Se não diversas violações do texto constitucional cometidos pelas reiteradas prorrogações de permanências dos penitentes em regime federal que se utiliza a máxima do senso comum "o preso tem direito a não ter direitos", também estão presentes as violações de tratados internacionais de direitos humanos [10].
No que tange aos tratados internacionais, cumpre ressaltar que o Supremo Tribunal Federal, em controle de convencionalidade, dispõe:
"Os tratados internacionais de direitos humanos em vigor no Brasil são também (assim como a constituição) paradigma de controle de produção normativa doméstica.
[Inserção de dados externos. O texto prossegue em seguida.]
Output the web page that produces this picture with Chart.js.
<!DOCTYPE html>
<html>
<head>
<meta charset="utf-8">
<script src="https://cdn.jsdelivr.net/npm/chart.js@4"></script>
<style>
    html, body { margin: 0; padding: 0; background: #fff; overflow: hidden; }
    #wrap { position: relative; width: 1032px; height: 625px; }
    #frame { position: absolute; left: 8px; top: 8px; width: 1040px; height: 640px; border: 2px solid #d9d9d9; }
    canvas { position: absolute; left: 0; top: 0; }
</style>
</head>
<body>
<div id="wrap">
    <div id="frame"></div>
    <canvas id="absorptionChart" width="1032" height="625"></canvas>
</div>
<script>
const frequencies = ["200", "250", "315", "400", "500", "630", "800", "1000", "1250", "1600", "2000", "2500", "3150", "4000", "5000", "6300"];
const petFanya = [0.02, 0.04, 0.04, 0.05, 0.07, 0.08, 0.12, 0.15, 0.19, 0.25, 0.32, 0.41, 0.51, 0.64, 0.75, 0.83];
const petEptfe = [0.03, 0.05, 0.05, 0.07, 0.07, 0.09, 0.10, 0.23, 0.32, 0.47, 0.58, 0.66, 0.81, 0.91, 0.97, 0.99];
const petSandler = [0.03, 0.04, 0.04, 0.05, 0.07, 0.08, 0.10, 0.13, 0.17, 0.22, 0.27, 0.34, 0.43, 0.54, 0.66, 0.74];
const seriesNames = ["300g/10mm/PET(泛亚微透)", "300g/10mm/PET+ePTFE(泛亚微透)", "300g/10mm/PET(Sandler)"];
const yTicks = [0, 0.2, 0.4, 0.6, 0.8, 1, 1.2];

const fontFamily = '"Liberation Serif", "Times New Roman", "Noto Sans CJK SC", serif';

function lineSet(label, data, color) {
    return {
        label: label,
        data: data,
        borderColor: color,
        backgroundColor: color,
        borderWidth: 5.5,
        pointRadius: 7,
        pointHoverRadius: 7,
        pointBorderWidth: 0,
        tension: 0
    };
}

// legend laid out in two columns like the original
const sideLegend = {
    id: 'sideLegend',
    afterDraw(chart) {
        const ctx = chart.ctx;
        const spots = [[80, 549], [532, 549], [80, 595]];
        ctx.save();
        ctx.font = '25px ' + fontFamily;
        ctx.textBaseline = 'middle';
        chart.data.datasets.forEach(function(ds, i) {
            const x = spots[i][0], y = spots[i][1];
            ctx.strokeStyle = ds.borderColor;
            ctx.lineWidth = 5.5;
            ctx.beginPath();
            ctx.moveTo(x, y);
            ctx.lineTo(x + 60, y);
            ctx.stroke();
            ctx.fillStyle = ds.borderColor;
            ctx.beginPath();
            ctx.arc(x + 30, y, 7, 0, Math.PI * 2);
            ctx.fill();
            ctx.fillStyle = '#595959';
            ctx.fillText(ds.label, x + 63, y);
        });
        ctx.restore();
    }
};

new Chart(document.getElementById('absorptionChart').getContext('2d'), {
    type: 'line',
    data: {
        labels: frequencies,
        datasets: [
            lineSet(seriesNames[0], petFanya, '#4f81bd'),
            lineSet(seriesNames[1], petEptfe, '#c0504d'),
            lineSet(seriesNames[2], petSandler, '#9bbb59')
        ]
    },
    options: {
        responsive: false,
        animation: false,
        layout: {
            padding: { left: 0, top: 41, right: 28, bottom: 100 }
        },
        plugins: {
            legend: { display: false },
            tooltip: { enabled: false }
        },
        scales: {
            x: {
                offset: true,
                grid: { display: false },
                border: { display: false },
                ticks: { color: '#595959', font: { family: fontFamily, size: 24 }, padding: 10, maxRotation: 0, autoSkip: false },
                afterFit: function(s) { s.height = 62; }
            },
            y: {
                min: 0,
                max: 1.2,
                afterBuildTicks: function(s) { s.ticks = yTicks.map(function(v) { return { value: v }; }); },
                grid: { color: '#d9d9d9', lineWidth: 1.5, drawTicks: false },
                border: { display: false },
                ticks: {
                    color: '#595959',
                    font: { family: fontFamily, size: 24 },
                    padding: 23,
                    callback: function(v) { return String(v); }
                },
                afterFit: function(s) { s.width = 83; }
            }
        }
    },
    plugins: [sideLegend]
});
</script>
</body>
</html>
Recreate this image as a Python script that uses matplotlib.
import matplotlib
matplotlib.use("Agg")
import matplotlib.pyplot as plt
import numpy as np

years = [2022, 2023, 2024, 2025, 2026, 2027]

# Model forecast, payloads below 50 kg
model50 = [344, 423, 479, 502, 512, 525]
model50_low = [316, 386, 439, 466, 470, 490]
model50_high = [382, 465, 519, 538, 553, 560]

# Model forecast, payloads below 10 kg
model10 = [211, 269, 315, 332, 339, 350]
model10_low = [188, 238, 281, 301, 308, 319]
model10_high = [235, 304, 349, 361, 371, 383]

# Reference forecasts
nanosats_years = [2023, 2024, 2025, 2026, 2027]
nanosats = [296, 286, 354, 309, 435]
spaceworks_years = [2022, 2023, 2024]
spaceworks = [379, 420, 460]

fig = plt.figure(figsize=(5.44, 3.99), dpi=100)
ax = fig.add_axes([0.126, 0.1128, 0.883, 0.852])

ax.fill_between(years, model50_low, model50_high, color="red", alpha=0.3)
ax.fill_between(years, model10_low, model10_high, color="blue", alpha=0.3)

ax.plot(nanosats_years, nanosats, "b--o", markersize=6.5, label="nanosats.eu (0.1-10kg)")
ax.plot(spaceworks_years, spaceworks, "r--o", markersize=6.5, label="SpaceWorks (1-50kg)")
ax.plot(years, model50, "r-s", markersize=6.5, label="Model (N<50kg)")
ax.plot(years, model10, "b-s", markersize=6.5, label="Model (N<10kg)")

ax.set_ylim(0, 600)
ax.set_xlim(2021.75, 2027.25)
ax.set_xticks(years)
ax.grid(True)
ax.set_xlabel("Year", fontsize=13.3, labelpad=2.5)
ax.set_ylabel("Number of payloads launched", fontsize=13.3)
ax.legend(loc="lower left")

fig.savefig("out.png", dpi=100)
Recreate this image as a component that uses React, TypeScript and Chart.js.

É o que se denomina controle de convencionalidade das leis, o qual pode se dar tanto na via de ação (controle concentrado) quanto pela via de exceção (controle difuso)" [11].
Nesse sentido, os tratados internacionais têm força supralegal e infraconstitucional [12], pois já foi superado o entendimento de que têm hierarquia constitucional [13], pois têm valor de emenda constitucional e devem ser seguidos fielmente pelos poderes da União.
A manutenção de preso no sistema penitenciário federal acima de uma condução e uma recondução é transformar o caráter da pena e transformar a execução da pena em pena de execução, além de violar o princípio da legalidade.
Ante o exposto, resta claro que o isolamento causado pela inclusão de preso em cumprimento de pena em penitenciária federal causa degradação psicológica nos internos, fator que pode gerar diversas doenças mentais e levar tais penitentes a cometerem o suicídio.
Ressalta-se que o fato de haver tratamento médico, psiquiátrico e psicológico em tais unidades, bem como a ministração de remédios, não impede que haja a degradação mental dos penitentes [14].
Dessa forma, assim como entendeu a Corte Interamericana de Direitos Humanos (CIDH), em visita ao Instituto Penal Plácido de Sá Carvalho, aqueles que cumprem pena degradante, em que deve-se incluir as unidades federais, devem ter o computo em dobro no cálculo de cumprimento de pena, devido ao alto grau de lesividade à saúde mental, pois causa doenças mentais, que necessitam de tratamento com a administração de remédios controlados, que podem ter efeitos colaterais e reflexos negativos com o passar do tempo.
Dessa forma, tal cumprimento de pena é lesivo à saúde mental, causando desde doenças de ansiedade até depressão, diabetes etc., podendo chegar ao estágio de depressão aguda e levar o penitente a ceifar a própria vida, cometendo suicídio.